Collection entries.
START

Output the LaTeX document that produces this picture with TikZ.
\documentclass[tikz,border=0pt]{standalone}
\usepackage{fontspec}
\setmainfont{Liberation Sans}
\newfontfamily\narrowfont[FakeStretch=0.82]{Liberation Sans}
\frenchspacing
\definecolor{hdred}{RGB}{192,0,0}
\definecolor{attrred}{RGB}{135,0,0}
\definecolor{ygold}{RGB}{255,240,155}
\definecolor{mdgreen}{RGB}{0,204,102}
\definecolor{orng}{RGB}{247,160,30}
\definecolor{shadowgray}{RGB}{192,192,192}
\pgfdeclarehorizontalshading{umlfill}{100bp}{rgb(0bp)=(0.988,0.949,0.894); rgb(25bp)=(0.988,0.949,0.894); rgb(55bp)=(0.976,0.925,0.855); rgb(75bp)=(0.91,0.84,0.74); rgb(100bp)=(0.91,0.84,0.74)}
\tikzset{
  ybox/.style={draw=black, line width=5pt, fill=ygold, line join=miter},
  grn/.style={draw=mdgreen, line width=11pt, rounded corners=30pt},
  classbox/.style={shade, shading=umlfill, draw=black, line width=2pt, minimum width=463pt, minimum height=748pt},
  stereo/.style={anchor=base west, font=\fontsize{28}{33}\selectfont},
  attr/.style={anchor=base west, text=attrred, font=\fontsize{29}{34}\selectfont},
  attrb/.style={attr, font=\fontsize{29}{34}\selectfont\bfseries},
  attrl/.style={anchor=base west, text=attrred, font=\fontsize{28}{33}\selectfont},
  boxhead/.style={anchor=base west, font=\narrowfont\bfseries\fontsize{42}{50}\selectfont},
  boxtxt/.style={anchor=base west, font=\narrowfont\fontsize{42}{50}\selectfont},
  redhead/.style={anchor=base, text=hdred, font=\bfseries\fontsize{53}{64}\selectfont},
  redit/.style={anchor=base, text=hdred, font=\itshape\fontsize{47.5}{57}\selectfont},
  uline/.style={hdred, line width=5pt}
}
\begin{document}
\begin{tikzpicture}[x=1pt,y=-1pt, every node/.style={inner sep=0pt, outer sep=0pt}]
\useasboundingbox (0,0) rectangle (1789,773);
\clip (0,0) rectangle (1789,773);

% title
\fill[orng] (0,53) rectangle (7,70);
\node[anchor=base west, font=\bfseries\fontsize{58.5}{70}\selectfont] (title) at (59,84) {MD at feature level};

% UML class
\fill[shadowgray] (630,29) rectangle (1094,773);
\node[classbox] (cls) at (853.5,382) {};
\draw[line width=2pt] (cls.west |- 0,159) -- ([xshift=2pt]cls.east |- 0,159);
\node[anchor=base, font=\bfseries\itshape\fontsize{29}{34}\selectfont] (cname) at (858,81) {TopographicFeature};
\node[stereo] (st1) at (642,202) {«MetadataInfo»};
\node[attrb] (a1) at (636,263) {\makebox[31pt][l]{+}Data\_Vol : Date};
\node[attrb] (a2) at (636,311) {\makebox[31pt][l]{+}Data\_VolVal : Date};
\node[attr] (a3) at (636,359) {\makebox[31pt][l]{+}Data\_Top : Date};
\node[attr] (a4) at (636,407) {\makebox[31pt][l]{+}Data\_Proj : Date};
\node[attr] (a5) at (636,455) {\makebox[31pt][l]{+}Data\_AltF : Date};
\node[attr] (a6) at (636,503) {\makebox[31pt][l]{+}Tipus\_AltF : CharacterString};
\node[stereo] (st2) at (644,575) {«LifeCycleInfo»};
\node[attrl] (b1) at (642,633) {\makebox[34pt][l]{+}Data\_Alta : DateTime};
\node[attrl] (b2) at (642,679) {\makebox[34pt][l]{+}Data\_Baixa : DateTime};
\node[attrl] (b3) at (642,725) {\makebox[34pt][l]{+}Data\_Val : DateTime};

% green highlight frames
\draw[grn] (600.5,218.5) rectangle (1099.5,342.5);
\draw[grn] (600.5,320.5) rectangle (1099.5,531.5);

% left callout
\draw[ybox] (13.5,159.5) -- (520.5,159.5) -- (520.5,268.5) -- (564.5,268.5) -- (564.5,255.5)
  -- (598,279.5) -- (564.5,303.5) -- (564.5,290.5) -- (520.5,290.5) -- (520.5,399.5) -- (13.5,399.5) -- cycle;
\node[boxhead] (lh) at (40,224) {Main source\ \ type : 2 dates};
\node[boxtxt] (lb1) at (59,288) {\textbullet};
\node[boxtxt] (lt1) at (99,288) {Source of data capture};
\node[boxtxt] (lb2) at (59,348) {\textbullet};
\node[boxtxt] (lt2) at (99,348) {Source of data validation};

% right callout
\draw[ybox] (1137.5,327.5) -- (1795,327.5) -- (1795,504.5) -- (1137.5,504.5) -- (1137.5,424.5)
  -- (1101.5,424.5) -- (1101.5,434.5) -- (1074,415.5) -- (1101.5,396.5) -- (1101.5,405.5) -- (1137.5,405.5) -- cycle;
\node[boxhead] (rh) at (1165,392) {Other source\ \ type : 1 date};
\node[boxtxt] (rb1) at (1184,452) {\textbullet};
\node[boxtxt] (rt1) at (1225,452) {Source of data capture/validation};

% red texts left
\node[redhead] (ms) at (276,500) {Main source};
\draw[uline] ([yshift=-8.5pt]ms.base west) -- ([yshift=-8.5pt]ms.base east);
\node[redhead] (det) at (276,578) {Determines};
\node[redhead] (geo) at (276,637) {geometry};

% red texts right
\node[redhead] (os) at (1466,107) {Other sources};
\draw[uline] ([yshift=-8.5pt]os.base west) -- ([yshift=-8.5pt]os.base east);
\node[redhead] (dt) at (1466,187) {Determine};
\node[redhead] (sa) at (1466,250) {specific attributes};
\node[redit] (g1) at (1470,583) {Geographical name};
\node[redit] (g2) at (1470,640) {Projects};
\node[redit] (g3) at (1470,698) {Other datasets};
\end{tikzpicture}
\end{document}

END
START

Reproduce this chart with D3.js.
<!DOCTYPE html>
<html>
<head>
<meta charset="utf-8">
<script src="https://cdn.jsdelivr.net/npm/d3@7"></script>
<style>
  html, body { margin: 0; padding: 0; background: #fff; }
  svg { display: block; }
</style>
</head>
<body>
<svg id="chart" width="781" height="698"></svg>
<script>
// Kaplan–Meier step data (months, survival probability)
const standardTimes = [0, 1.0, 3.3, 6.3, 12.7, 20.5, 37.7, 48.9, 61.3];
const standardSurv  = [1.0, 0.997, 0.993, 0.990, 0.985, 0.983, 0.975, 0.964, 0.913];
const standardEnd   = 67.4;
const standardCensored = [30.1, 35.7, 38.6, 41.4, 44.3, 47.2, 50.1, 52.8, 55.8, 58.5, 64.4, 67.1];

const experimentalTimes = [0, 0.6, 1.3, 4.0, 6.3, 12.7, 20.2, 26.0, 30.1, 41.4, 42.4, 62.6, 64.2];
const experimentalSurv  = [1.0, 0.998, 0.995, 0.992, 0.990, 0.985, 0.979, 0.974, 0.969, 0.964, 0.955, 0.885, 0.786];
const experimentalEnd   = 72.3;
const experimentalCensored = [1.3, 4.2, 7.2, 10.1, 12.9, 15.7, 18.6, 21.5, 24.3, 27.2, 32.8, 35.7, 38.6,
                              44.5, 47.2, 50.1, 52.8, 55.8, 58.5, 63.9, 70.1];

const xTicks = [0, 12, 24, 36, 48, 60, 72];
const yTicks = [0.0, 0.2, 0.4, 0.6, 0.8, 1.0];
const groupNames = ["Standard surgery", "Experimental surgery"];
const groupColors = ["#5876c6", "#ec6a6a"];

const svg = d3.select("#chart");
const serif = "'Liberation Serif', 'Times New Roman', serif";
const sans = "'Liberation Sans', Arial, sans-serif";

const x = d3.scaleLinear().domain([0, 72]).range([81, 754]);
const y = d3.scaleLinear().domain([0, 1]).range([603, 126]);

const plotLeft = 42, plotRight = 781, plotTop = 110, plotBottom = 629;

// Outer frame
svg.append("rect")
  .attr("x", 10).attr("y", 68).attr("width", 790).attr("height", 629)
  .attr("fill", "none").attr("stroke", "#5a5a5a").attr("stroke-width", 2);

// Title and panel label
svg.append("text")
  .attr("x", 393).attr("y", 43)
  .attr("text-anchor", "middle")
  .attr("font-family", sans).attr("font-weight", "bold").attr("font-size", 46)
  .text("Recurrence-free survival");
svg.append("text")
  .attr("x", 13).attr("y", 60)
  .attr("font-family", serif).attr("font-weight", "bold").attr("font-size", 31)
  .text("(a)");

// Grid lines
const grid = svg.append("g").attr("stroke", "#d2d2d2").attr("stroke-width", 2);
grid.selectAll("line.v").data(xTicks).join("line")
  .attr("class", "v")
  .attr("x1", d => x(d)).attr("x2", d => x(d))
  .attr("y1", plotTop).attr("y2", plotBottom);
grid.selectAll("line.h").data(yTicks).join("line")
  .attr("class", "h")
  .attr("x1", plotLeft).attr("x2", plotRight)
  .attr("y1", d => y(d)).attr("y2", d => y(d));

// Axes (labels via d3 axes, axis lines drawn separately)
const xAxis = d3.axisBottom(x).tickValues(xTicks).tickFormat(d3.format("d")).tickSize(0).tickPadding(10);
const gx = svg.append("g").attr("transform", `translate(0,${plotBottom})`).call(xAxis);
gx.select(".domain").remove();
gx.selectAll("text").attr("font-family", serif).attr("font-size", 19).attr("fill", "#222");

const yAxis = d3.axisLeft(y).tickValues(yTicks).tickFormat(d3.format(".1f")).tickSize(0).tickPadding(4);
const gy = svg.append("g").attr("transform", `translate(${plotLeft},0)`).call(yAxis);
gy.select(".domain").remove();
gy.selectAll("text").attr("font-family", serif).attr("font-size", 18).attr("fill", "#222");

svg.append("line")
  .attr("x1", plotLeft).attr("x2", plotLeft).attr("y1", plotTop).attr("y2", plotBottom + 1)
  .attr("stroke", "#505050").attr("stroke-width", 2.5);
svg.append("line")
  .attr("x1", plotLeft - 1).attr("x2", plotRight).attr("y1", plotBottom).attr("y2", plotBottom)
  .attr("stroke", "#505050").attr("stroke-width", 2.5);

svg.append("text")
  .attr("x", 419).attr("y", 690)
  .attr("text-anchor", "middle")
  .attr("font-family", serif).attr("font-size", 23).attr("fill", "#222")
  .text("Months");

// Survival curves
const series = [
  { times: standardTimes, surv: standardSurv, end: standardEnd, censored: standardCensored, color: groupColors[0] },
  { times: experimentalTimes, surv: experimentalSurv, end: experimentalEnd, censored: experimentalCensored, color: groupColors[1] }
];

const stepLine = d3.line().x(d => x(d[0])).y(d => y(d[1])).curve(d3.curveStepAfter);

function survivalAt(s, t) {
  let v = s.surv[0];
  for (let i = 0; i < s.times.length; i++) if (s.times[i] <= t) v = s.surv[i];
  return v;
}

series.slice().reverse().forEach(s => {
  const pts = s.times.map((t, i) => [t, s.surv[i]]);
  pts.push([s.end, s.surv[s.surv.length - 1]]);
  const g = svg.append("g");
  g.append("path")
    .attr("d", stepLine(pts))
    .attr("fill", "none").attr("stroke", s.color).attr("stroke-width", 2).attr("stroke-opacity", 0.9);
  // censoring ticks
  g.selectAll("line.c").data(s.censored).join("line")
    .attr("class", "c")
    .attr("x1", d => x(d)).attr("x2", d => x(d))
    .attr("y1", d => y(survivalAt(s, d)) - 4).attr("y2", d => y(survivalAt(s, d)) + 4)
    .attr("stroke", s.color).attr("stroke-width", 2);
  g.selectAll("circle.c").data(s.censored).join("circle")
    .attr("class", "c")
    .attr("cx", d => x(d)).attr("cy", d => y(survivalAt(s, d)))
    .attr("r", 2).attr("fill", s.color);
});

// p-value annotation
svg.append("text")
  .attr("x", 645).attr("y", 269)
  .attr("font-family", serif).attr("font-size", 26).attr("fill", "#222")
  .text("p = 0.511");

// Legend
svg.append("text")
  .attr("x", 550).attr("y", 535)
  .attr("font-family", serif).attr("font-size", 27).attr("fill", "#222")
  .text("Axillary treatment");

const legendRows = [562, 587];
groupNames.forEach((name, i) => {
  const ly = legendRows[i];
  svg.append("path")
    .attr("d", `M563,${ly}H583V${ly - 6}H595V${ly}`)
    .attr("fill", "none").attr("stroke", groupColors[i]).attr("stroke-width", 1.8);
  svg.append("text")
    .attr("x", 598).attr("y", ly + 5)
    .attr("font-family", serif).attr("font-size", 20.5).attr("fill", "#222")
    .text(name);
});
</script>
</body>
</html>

END

Repeat, exactly as they stand above, the lines from the line with "Reproduce this chart with D3.js." to the line with "58.5, 64.4, 67.1];", both lines included.

Response below.
Reproduce this chart with D3.js.
<!DOCTYPE html>
<html>
<head>
<meta charset="utf-8">
<script src="https://cdn.jsdelivr.net/npm/d3@7"></script>
<style>
  html, body { margin: 0; padding: 0; background: #fff; }
  svg { display: block; }
</style>
</head>
<body>
<svg id="chart" width="781" height="698"></svg>
<script>
// Kaplan–Meier step data (months, survival probability)
const standardTimes = [0, 1.0, 3.3, 6.3, 12.7, 20.5, 37.7, 48.9, 61.3];
const standardSurv  = [1.0, 0.997, 0.993, 0.990, 0.985, 0.983, 0.975, 0.964, 0.913];
const standardEnd   = 67.4;
const standardCensored = [30.1, 35.7, 38.6, 41.4, 44.3, 47.2, 50.1, 52.8, 55.8, 58.5, 64.4, 67.1];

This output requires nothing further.